Charts and diagrams as code
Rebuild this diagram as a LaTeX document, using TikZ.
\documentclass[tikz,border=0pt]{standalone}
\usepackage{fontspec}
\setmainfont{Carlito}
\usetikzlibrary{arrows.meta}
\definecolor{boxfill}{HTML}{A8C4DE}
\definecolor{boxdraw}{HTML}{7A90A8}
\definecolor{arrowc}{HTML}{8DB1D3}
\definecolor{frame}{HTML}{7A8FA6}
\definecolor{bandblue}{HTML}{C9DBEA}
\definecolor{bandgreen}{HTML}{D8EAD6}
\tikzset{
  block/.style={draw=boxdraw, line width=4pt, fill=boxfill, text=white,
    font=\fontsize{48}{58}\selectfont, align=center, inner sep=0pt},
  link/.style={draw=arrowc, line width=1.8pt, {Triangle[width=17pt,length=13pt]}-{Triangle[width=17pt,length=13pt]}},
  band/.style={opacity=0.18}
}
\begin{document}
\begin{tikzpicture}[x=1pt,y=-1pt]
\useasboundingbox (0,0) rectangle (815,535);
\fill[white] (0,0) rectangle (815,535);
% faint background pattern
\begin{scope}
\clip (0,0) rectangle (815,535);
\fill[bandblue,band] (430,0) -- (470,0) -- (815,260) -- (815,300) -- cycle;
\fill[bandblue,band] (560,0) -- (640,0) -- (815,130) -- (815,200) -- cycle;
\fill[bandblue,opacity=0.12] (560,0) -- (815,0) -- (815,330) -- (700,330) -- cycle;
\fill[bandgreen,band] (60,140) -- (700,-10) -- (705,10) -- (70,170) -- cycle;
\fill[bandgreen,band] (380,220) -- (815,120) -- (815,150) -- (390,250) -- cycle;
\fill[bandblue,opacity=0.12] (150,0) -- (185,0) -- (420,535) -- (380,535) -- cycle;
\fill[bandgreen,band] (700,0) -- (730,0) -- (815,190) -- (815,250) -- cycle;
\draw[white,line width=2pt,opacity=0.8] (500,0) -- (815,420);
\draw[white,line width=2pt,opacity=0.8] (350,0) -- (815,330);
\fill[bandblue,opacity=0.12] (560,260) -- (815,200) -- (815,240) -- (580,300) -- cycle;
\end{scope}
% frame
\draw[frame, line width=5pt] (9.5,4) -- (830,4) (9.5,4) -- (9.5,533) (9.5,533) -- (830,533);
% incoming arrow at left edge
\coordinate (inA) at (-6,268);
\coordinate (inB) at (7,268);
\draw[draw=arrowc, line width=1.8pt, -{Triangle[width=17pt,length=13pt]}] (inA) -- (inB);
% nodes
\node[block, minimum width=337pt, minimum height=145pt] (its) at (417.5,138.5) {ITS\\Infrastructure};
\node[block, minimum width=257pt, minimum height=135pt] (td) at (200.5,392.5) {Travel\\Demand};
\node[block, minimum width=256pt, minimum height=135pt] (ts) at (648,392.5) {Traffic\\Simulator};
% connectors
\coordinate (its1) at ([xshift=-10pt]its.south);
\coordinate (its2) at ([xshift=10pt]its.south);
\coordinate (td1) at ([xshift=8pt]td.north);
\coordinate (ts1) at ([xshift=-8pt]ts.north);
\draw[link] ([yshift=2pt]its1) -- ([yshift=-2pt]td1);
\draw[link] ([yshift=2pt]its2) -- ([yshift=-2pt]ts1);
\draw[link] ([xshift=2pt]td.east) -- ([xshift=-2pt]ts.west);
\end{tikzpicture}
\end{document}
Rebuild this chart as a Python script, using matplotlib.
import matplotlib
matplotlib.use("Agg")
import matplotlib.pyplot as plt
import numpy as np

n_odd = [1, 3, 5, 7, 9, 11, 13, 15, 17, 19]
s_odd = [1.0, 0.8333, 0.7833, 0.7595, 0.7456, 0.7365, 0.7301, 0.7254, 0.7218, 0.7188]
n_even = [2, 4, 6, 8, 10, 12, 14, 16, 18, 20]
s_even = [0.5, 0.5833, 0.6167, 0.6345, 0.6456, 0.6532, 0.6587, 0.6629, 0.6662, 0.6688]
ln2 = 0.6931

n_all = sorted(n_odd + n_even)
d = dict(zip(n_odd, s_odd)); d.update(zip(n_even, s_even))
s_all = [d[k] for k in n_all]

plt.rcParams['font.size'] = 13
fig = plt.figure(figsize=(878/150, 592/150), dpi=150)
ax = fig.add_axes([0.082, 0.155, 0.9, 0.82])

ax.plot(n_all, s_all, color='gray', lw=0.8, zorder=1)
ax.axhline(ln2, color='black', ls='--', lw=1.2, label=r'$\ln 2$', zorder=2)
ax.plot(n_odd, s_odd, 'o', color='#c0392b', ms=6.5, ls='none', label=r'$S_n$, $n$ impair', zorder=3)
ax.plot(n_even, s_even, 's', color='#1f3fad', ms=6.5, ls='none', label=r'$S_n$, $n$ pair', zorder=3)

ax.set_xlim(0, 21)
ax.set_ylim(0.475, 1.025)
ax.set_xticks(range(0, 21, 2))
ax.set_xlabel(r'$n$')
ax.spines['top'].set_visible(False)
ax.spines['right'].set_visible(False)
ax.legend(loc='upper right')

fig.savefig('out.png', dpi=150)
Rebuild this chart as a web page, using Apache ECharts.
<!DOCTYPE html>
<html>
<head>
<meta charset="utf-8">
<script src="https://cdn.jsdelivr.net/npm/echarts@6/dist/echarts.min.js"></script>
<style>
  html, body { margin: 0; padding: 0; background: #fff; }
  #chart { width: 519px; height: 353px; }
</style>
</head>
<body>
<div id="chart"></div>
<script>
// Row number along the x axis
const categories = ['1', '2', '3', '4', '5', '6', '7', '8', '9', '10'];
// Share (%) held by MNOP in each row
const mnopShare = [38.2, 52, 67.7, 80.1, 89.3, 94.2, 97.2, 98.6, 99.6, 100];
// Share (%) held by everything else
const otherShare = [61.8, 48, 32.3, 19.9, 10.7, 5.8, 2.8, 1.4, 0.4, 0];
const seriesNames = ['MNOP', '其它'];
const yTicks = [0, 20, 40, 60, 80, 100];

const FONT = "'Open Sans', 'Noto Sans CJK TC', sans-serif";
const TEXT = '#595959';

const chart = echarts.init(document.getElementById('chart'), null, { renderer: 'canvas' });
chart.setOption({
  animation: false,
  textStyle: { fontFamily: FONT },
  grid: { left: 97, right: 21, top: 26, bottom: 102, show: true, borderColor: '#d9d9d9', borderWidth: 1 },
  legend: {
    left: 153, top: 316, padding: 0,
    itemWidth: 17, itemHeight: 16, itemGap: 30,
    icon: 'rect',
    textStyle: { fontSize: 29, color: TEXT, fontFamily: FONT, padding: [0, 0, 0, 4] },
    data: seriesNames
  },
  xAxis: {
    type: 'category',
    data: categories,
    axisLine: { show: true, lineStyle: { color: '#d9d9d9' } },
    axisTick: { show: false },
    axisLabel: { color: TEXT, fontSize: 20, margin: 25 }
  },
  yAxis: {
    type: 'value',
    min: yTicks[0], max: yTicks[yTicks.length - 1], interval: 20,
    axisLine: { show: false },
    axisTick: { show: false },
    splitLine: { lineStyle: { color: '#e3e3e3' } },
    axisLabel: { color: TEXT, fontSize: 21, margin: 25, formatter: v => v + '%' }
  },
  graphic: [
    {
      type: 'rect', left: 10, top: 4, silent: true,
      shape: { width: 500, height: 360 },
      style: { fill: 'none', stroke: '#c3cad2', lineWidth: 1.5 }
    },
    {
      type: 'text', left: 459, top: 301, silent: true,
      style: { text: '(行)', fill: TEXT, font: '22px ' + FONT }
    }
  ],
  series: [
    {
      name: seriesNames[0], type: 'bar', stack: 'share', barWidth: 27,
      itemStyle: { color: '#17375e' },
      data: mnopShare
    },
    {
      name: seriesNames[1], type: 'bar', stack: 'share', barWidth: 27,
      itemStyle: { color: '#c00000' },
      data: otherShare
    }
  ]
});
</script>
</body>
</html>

Written task:
Point out every line holding the string "this" and copy it.

Answer to the exercise:
Rebuild this diagram as a LaTeX document, using TikZ.
Rebuild this chart as a Python script, using matplotlib.
Rebuild this chart as a web page, using Apache ECharts.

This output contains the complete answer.